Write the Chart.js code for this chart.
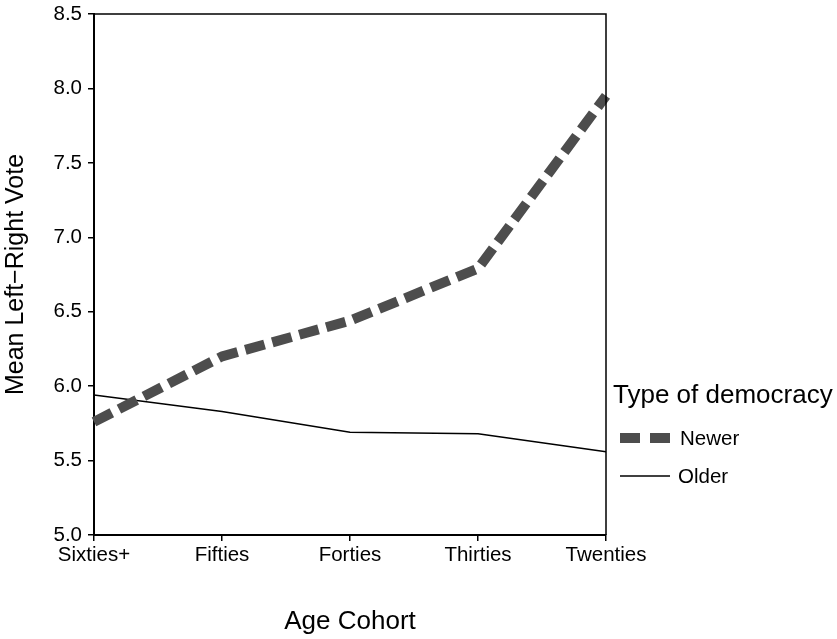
<!DOCTYPE html>
<html lang="en">

<head>
    <meta charset="UTF-8">
    <title>Mean Left-Right Vote by Age Cohort</title>
    <script src="https://cdn.jsdelivr.net/npm/chart.js"></script>
    <style>
        body {
            margin: 0;
            background: #fff;
        }

        #graph {
            width: 837px;
            height: 639px;
        }
    </style>
</head>

<body>
    <div id="graph">
        <canvas id="myChart"></canvas>
    </div>

    <script>
        // dados
        const coortes = ['Sixties+', 'Fifties', 'Forties', 'Thirties', 'Twenties'];
        const votoNewer = [5.76, 6.20, 6.44, 6.79, 7.95];
        const votoOlder = [5.94, 5.83, 5.69, 5.68, 5.56];
        const ticksY = [5.0, 5.5, 6.0, 6.5, 7.0, 7.5, 8.0, 8.5];

        const fonte = "'Liberation Sans', Arial, sans-serif";
        const corNewer = '#4d4d4d';

        // moldura + legenda desenhada à direita
        const legendaPlugin = {
            id: 'legendaPlugin',
            afterDraw(chart) {
                const ctx = chart.ctx;
                const a = chart.chartArea;
                ctx.save();

                // borda de cima e da direita
                ctx.strokeStyle = '#000';
                ctx.lineWidth = 1.5;
                ctx.beginPath();
                ctx.moveTo(a.left, a.top);
                ctx.lineTo(a.right, a.top);
                ctx.lineTo(a.right, a.bottom);
                ctx.stroke();

                const ds = chart.data.datasets;
                ctx.fillStyle = '#000';
                ctx.textBaseline = 'middle';
                ctx.textAlign = 'left';
                ctx.font = '26px ' + fonte;
                ctx.fillText('Type of democracy', 613, 396);

                // Newer
                ctx.strokeStyle = ds[0].borderColor;
                ctx.lineWidth = ds[0].borderWidth;
                ctx.lineCap = 'butt';
                ctx.setLineDash([20, 10]);
                ctx.beginPath();
                ctx.moveTo(620, 438);
                ctx.lineTo(670, 438);
                ctx.stroke();

                // Older
                ctx.setLineDash([]);
                ctx.strokeStyle = ds[1].borderColor;
                ctx.lineWidth = ds[1].borderWidth;
                ctx.beginPath();
                ctx.moveTo(620, 476);
                ctx.lineTo(670, 476);
                ctx.stroke();

                ctx.font = '20.5px ' + fonte;
                ctx.fillText(ds[0].label, 680, 439);
                ctx.fillText(ds[1].label, 678, 477);

                ctx.restore();
            }
        };

        const ctx = document.getElementById('myChart');

        new Chart(ctx, {
            type: 'line',
            data: {
                labels: coortes,
                datasets: [{
                    label: 'Newer',
                    data: votoNewer,
                    borderColor: corNewer,
                    borderWidth: 10,
                    borderDash: [20, 8],
                    borderCapStyle: 'butt',
                    pointRadius: 0,
                    tension: 0
                },
                {
                    label: 'Older',
                    data: votoOlder,
                    borderColor: '#000000',
                    borderWidth: 1.5,
                    pointRadius: 0,
                    tension: 0
                }]
            },
            plugins: [legendaPlugin],
            options: {
                responsive: true,
                maintainAspectRatio: false,
                animation: false,
                layout: {
                    padding: { top: 14, right: 231, bottom: 0, left: 0 }
                },
                plugins: {
                    legend: { display: false },
                    tooltip: { enabled: false }
                },
                scales: {
                    x: {
                        offset: false,
                        afterFit: function (scale) {
                            scale.height = 104;
                            scale.paddingLeft = 0;
                            scale.paddingRight = 0;
                        },
                        grid: {
                            drawOnChartArea: false,
                            color: '#000',
                            lineWidth: 1.5,
                            tickLength: 6
                        },
                        border: { color: '#000', width: 2 },
                        ticks: {
                            color: '#000',
                            padding: 2,
                            maxRotation: 0,
                            font: { family: fonte, size: 20.5 }
                        },
                        title: {
                            display: true,
                            text: 'Age Cohort',
                            color: '#000',
                            padding: { top: 0, bottom: 2 },
                            font: { family: fonte, size: 26 }
                        }
                    },
                    y: {
                        min: ticksY[0],
                        max: ticksY[ticksY.length - 1],
                        afterFit: function (scale) {
                            scale.width = 94;
                            scale.paddingTop = 0;
                            scale.paddingBottom = 0;
                        },
                        afterBuildTicks: function (scale) {
                            scale.ticks = ticksY.map(v => ({ value: v }));
                        },
                        grid: {
                            drawOnChartArea: false,
                            color: '#000',
                            lineWidth: 1.5,
                            tickLength: 6
                        },
                        border: { color: '#000', width: 2 },
                        ticks: {
                            color: '#000',
                            padding: 6,
                            font: { family: fonte, size: 20.5 },
                            callback: function (v) { return Number(v).toFixed(1); }
                        },
                        title: {
                            display: true,
                            text: 'Mean Left\u2212Right Vote',
                            color: '#000',
                            padding: { top: 1, bottom: 0 },
                            font: { family: fonte, size: 25 }
                        }
                    }
                }
            }
        });
    </script>
</body>

</html>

**TASK OBJECTIVE:** Give an exact reproduction of every line, leaving out any picture.

**SOLUTION TO THIS TASK:**
Write the Chart.js code for this chart.
<!DOCTYPE html>
<html lang="en">

<head>
    <meta charset="UTF-8">
    <title>Mean Left-Right Vote by Age Cohort</title>
    <script src="https://cdn.jsdelivr.net/npm/chart.js"></script>
    <style>
        body {
            margin: 0;
            background: #fff;
        }

        #graph {
            width: 837px;
            height: 639px;
        }
    </style>
</head>

<body>
    <div id="graph">
        <canvas id="myChart"></canvas>
    </div>

    <script>
        // dados
        const coortes = ['Sixties+', 'Fifties', 'Forties', 'Thirties', 'Twenties'];
        const votoNewer = [5.76, 6.20, 6.44, 6.79, 7.95];
        const votoOlder = [5.94, 5.83, 5.69, 5.68, 5.56];
        const ticksY = [5.0, 5.5, 6.0, 6.5, 7.0, 7.5, 8.0, 8.5];

        const fonte = "'Liberation Sans', Arial, sans-serif";
        const corNewer = '#4d4d4d';

        // moldura + legenda desenhada à direita
        const legendaPlugin = {
            id: 'legendaPlugin',
            afterDraw(chart) {
                const ctx = chart.ctx;
                const a = chart.chartArea;
                ctx.save();

                // borda de cima e da direita
                ctx.strokeStyle = '#000';
                ctx.lineWidth = 1.5;
                ctx.beginPath();
                ctx.moveTo(a.left, a.top);
                ctx.lineTo(a.right, a.top);
                ctx.lineTo(a.right, a.bottom);
                ctx.stroke();

                const ds = chart.data.datasets;
                ctx.fillStyle = '#000';
                ctx.textBaseline = 'middle';
                ctx.textAlign = 'left';
                ctx.font = '26px ' + fonte;
                ctx.fillText('Type of democracy', 613, 396);

                // Newer
                ctx.strokeStyle = ds[0].borderColor;
                ctx.lineWidth = ds[0].borderWidth;
                ctx.lineCap = 'butt';
                ctx.setLineDash([20, 10]);
                ctx.beginPath();
                ctx.moveTo(620, 438);
                ctx.lineTo(670, 438);
                ctx.stroke();

                // Older
                ctx.setLineDash([]);
                ctx.strokeStyle = ds[1].borderColor;
                ctx.lineWidth = ds[1].borderWidth;
                ctx.beginPath();
                ctx.moveTo(620, 476);
                ctx.lineTo(670, 476);
                ctx.stroke();

                ctx.font = '20.5px ' + fonte;
                ctx.fillText(ds[0].label, 680, 439);
                ctx.fillText(ds[1].label, 678, 477);

                ctx.restore();
            }
        };

        const ctx = document.getElementById('myChart');

        new Chart(ctx, {
            type: 'line',
            data: {
                labels: coortes,
                datasets: [{
                    label: 'Newer',
                    data: votoNewer,
                    borderColor: corNewer,
                    borderWidth: 10,
                    borderDash: [20, 8],
                    borderCapStyle: 'butt',
                    pointRadius: 0,
                    tension: 0
                },
                {
                    label: 'Older',
                    data: votoOlder,
                    borderColor: '#000000',
                    borderWidth: 1.5,
                    pointRadius: 0,
                    tension: 0
                }]
            },
            plugins: [legendaPlugin],
            options: {
                responsive: true,
                maintainAspectRatio: false,
                animation: false,
                layout: {
                    padding: { top: 14, right: 231, bottom: 0, left: 0 }
                },
                plugins: {
                    legend: { display: false },
                    tooltip: { enabled: false }
                },
                scales: {
                    x: {
                        offset: false,
                        afterFit: function (scale) {
                            scale.height = 104;
                            scale.paddingLeft = 0;
                            scale.paddingRight = 0;
                        },
                        grid: {
                            drawOnChartArea: false,
                            color: '#000',
                            lineWidth: 1.5,
                            tickLength: 6
                        },
                        border: { color: '#000', width: 2 },
                        ticks: {
                            color: '#000',
                            padding: 2,
                            maxRotation: 0,
                            font: { family: fonte, size: 20.5 }
                        },
                        title: {
                            display: true,
                            text: 'Age Cohort',
                            color: '#000',
                            padding: { top: 0, bottom: 2 },
                            font: { family: fonte, size: 26 }
                        }
                    },
                    y: {
                        min: ticksY[0],
                        max: ticksY[ticksY.length - 1],
                        afterFit: function (scale) {
                            scale.width = 94;
                            scale.paddingTop = 0;
                            scale.paddingBottom = 0;
                        },
                        afterBuildTicks: function (scale) {
                            scale.ticks = ticksY.map(v => ({ value: v }));
                        },
                        grid: {
                            drawOnChartArea: false,
                            color: '#000',
                            lineWidth: 1.5,
                            tickLength: 6
                        },
                        border: { color: '#000', width: 2 },
                        ticks: {
                            color: '#000',
                            padding: 6,
                            font: { family: fonte, size: 20.5 },
                            callback: function (v) { return Number(v).toFixed(1); }
                        },
                        title: {
                            display: true,
                            text: 'Mean Left\u2212Right Vote',
                            color: '#000',
                            padding: { top: 1, bottom: 0 },
                            font: { family: fonte, size: 25 }
                        }
                    }
                }
            }
        });
    </script>
</body>

</html>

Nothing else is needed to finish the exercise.